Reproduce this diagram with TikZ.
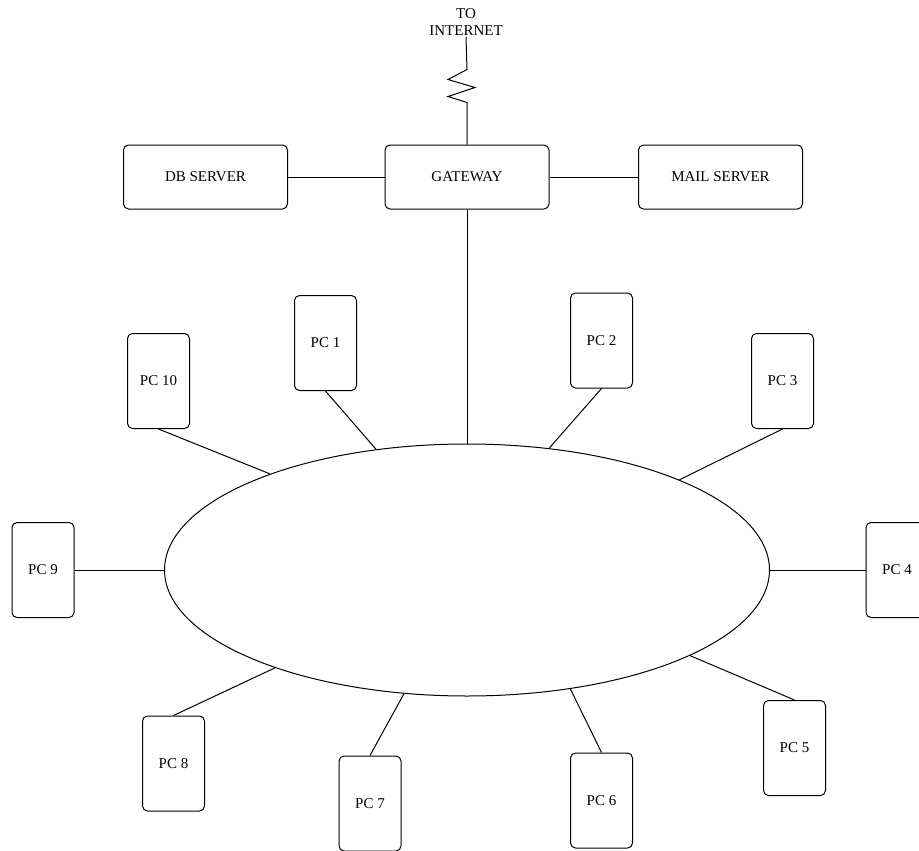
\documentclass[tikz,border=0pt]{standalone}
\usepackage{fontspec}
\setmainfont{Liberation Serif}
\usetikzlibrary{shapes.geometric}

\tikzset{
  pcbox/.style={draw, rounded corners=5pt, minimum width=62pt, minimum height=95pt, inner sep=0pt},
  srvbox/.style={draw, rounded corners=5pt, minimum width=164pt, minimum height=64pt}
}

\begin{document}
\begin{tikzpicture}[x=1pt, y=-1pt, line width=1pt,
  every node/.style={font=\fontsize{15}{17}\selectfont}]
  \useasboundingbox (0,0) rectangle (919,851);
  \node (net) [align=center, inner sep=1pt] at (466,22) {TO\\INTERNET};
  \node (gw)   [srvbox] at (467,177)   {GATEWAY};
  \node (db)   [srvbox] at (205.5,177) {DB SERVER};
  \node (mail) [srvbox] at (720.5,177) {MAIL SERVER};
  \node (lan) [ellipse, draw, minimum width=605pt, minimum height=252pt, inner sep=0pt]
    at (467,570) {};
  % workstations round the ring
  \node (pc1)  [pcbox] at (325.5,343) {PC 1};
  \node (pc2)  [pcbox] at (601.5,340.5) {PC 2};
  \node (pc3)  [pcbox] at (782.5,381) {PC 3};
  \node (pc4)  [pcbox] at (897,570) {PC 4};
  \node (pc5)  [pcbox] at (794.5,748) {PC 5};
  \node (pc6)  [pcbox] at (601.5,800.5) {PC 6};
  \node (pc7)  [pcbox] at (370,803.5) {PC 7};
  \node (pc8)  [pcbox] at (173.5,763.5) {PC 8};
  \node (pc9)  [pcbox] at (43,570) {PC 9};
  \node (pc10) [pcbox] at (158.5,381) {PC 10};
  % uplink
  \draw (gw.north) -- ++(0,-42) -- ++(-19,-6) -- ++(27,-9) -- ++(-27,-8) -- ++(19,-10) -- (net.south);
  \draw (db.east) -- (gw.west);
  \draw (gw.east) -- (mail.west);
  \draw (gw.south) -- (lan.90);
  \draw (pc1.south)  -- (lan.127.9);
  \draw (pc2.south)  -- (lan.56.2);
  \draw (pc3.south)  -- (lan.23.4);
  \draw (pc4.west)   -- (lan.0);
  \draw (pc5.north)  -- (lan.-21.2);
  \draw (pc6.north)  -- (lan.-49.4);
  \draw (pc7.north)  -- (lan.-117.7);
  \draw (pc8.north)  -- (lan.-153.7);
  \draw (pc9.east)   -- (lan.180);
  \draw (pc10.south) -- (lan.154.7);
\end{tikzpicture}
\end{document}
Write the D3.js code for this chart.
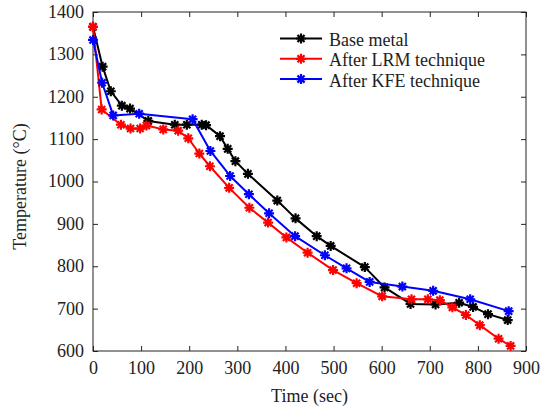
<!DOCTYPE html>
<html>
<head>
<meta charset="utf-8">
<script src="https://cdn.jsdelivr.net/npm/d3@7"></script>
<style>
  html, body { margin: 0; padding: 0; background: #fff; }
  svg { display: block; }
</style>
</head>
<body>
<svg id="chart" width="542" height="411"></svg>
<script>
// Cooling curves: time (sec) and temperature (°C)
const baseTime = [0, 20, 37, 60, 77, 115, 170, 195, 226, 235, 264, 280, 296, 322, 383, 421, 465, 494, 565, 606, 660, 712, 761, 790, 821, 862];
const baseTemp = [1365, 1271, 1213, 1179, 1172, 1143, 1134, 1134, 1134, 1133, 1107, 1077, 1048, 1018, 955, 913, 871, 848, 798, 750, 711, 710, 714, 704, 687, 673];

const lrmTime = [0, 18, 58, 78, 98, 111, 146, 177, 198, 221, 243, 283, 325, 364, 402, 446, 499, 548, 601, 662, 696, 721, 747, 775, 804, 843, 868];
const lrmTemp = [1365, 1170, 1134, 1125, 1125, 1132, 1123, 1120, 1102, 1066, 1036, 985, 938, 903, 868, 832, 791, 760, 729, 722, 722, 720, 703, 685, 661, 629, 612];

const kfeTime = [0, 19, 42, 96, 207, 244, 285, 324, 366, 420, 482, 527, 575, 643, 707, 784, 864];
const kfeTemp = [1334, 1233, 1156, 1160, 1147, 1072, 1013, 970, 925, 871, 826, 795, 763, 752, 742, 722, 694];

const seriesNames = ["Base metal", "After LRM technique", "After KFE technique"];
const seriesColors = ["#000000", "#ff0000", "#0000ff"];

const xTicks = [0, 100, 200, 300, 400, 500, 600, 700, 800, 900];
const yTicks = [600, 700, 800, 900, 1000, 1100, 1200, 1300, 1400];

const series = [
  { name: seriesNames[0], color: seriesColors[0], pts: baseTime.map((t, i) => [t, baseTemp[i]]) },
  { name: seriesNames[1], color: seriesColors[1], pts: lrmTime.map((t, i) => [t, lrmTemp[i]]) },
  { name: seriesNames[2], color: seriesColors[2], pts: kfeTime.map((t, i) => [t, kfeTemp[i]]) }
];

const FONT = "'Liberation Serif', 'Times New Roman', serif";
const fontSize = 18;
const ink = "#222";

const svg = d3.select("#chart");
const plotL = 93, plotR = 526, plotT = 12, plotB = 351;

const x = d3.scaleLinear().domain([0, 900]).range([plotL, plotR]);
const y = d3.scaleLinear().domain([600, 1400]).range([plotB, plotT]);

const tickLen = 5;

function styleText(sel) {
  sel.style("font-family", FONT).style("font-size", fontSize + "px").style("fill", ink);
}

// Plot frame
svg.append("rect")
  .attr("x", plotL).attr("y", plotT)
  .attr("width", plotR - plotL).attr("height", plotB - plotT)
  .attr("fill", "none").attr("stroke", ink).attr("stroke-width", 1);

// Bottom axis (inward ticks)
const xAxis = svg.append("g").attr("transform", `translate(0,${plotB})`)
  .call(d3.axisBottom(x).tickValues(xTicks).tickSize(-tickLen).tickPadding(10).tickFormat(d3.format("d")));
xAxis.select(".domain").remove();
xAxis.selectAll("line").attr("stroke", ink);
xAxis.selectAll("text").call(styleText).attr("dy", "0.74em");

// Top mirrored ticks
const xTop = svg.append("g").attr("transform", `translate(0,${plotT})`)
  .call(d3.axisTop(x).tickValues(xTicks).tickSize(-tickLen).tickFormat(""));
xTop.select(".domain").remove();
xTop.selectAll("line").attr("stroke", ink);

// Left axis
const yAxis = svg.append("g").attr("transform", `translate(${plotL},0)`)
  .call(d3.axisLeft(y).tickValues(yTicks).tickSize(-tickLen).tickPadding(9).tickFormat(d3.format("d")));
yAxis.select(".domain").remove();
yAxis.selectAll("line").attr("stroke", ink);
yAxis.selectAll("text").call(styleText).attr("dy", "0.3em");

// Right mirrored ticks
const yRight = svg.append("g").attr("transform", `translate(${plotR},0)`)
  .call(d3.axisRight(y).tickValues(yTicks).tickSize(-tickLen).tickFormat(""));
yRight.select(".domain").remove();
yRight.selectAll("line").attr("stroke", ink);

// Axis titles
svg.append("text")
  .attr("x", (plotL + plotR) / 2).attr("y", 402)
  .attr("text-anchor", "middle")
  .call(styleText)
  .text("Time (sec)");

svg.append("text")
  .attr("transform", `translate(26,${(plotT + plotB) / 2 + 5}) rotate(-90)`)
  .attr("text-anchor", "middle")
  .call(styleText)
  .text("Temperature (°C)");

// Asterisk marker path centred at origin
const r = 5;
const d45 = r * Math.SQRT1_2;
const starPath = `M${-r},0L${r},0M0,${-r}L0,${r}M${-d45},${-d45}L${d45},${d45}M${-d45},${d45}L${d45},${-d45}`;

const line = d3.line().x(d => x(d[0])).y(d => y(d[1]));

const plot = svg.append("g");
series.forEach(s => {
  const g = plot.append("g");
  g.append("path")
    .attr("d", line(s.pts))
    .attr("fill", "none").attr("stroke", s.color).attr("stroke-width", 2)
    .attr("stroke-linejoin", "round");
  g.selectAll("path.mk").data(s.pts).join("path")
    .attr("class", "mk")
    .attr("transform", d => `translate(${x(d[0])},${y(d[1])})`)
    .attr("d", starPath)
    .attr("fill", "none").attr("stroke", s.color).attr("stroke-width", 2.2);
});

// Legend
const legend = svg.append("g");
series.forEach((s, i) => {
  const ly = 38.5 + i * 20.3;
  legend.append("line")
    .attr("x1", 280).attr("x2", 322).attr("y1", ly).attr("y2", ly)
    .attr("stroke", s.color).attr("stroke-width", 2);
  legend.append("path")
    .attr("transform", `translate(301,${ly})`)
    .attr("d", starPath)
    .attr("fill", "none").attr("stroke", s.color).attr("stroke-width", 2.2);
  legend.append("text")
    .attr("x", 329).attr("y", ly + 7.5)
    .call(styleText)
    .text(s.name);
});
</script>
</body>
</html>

+--

■ REQUEST ■
Every line in the data above that contains "this" needs to be copied.

■ WRITTEN RESPONSE ■
Reproduce this diagram with TikZ.
Write the D3.js code for this chart.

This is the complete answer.